Supplied information:

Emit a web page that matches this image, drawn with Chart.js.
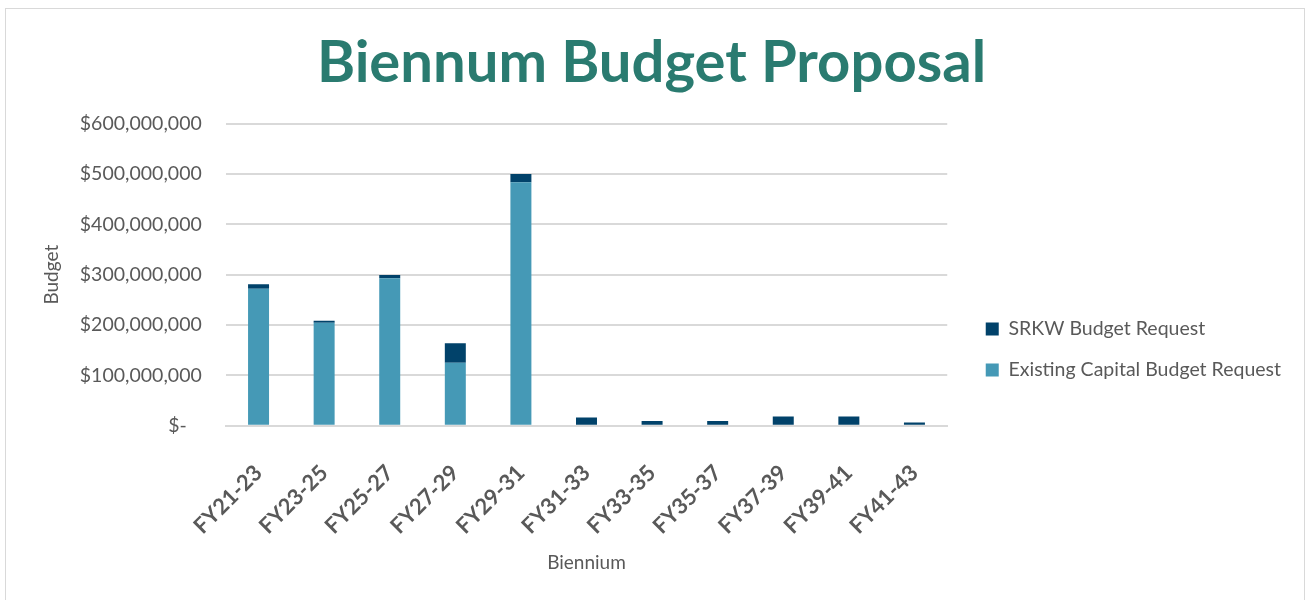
<!DOCTYPE html>
<html>
<head>
<meta charset="utf-8">
<script src="https://cdn.jsdelivr.net/npm/chart.js@4"></script>
<style>
    html, body { margin: 0; padding: 0; background: #fff; }
    #frame {
        position: absolute; left: 5px; top: 8px; width: 1300px; height: 600px;
        border: 1px solid #d9d9d9; box-sizing: border-box;
    }
    #wrap { position: absolute; left: 0; top: 0; width: 1312px; height: 600px; }
</style>
</head>
<body>
<div id="frame"></div>
<div id="wrap"><canvas id="budgetChart"></canvas></div>
<script>
const bienniums = ['FY21-23', 'FY23-25', 'FY25-27', 'FY27-29', 'FY29-31', 'FY31-33',
    'FY33-35', 'FY35-37', 'FY37-39', 'FY39-41', 'FY41-43'];
const existingCapital = [272000000, 204500000, 293000000, 125000000, 483500000, 0, 0, 0, 0, 0, 0];
const srkwRequest = [9000000, 4000000, 6500000, 39000000, 16500000, 16500000, 9300000, 9300000, 18500000, 18500000, 6600000];

const gray = '#595959';
const ctx = document.getElementById('budgetChart').getContext('2d');

// nudge the legend a bit to the right of its box, leaves a wider gap after the plot
const legendShift = {
    id: 'legendShift',
    afterInit(chart) {
        const lg = chart.legend;
        const draw = lg.draw.bind(lg);
        lg.draw = function () {
            this.ctx.save();
            this.ctx.translate(17, 0);
            draw();
            this.ctx.restore();
        };
    }
};

new Chart(ctx, {
    type: 'bar',
    data: {
        labels: bienniums,
        datasets: [{
            label: 'Existing Capital Budget Request',
            data: existingCapital,
            backgroundColor: '#4599b6',
            barPercentage: 0.64,
            categoryPercentage: 0.5
        }, {
            label: 'SRKW Budget Request',
            data: srkwRequest,
            backgroundColor: '#01426a',
            barPercentage: 0.64,
            categoryPercentage: 0.5
        }]
    },
    plugins: [legendShift],
    options: {
        responsive: true,
        maintainAspectRatio: false,
        animation: false,
        layout: { padding: { left: 29, right: 38, top: 10, bottom: 22 } },
        plugins: {
            title: {
                display: true,
                text: 'Biennum Budget Proposal',
                color: '#2a7b70',
                font: { family: 'Lato', size: 58, weight: 'bold' },
                padding: { top: 18, bottom: 26 }
            },
            legend: {
                position: 'right',
                reverse: true,
                maxWidth: 400,
                title: {
                    display: true,
                    text: ' ',
                    font: { size: 1 },
                    padding: { top: 110, bottom: 0 }
                },
                labels: {
                    color: gray,
                    font: { family: 'Lato', size: 19.5 },
                    boxWidth: 13,
                    boxHeight: 13,
                    padding: 21.5
                }
            },
            tooltip: { enabled: false }
        },
        scales: {
            x: {
                stacked: true,
                grid: { display: false },
                border: { color: '#d9d9d9', width: 2 },
                ticks: {
                    color: gray,
                    font: { family: 'Lato', size: 22, weight: 'bold' },
                    padding: 26,
                    minRotation: 45,
                    maxRotation: 45
                },
                title: {
                    display: true,
                    text: 'Biennium',
                    color: gray,
                    font: { family: 'Lato', size: 19 },
                    padding: { top: -14, bottom: 4 }
                }
            },
            y: {
                stacked: true,
                min: 0,
                max: 600000000,
                grid: { color: '#d9d9d9', lineWidth: 2, drawTicks: false },
                border: { display: false },
                ticks: {
                    stepSize: 100000000,
                    color: gray,
                    padding: 24,
                    font: { family: 'Lato', size: 19.5 },
                    callback: value => value === 0 ? '$-   ' : '$' + value.toLocaleString('en-US')
                },
                title: {
                    display: true,
                    text: 'Budget',
                    color: gray,
                    font: { family: 'Lato', size: 19 },
                    padding: { top: 11, bottom: -7 }
                }
            }
        }
    }
});
</script>
</body>
</html>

Set task:
Your copy of the data should match it exactly, except that pictures are left out.

Answer to this problem:
Emit a web page that matches this image, drawn with Chart.js.
<!DOCTYPE html>
<html>
<head>
<meta charset="utf-8">
<script src="https://cdn.jsdelivr.net/npm/chart.js@4"></script>
<style>
    html, body { margin: 0; padding: 0; background: #fff; }
    #frame {
        position: absolute; left: 5px; top: 8px; width: 1300px; height: 600px;
        border: 1px solid #d9d9d9; box-sizing: border-box;
    }
    #wrap { position: absolute; left: 0; top: 0; width: 1312px; height: 600px; }
</style>
</head>
<body>
<div id="frame"></div>
<div id="wrap"><canvas id="budgetChart"></canvas></div>
<script>
const bienniums = ['FY21-23', 'FY23-25', 'FY25-27', 'FY27-29', 'FY29-31', 'FY31-33',
    'FY33-35', 'FY35-37', 'FY37-39', 'FY39-41', 'FY41-43'];
const existingCapital = [272000000, 204500000, 293000000, 125000000, 483500000, 0, 0, 0, 0, 0, 0];
const srkwRequest = [9000000, 4000000, 6500000, 39000000, 16500000, 16500000, 9300000, 9300000, 18500000, 18500000, 6600000];

const gray = '#595959';
const ctx = document.getElementById('budgetChart').getContext('2d');

// nudge the legend a bit to the right of its box, leaves a wider gap after the plot
const legendShift = {
    id: 'legendShift',
    afterInit(chart) {
        const lg = chart.legend;
        const draw = lg.draw.bind(lg);
        lg.draw = function () {
            this.ctx.save();
            this.ctx.translate(17, 0);
            draw();
            this.ctx.restore();
        };
    }
};

new Chart(ctx, {
    type: 'bar',
    data: {
        labels: bienniums,
        datasets: [{
            label: 'Existing Capital Budget Request',
            data: existingCapital,
            backgroundColor: '#4599b6',
            barPercentage: 0.64,
            categoryPercentage: 0.5
        }, {
            label: 'SRKW Budget Request',
            data: srkwRequest,
            backgroundColor: '#01426a',
            barPercentage: 0.64,
            categoryPercentage: 0.5
        }]
    },
    plugins: [legendShift],
    options: {
        responsive: true,
        maintainAspectRatio: false,
        animation: false,
        layout: { padding: { left: 29, right: 38, top: 10, bottom: 22 } },
        plugins: {
            title: {
                display: true,
                text: 'Biennum Budget Proposal',
                color: '#2a7b70',
                font: { family: 'Lato', size: 58, weight: 'bold' },
                padding: { top: 18, bottom: 26 }
            },
            legend: {
                position: 'right',
                reverse: true,
                maxWidth: 400,
                title: {
                    display: true,
                    text: ' ',
                    font: { size: 1 },
                    padding: { top: 110, bottom: 0 }
                },
                labels: {
                    color: gray,
                    font: { family: 'Lato', size: 19.5 },
                    boxWidth: 13,
                    boxHeight: 13,
                    padding: 21.5
                }
            },
            tooltip: { enabled: false }
        },
        scales: {
            x: {
                stacked: true,
                grid: { display: false },
                border: { color: '#d9d9d9', width: 2 },
                ticks: {
                    color: gray,
                    font: { family: 'Lato', size: 22, weight: 'bold' },
                    padding: 26,
                    minRotation: 45,
                    maxRotation: 45
                },
                title: {
                    display: true,
                    text: 'Biennium',
                    color: gray,
                    font: { family: 'Lato', size: 19 },
                    padding: { top: -14, bottom: 4 }
                }
            },
            y: {
                stacked: true,
                min: 0,
                max: 600000000,
                grid: { color: '#d9d9d9', lineWidth: 2, drawTicks: false },
                border: { display: false },
                ticks: {
                    stepSize: 100000000,
                    color: gray,
                    padding: 24,
                    font: { family: 'Lato', size: 19.5 },
                    callback: value => value === 0 ? '$-   ' : '$' + value.toLocaleString('en-US')
                },
                title: {
                    display: true,
                    text: 'Budget',
                    color: gray,
                    font: { family: 'Lato', size: 19 },
                    padding: { top: 11, bottom: -7 }
                }
            }
        }
    }
});
</script>
</body>
</html>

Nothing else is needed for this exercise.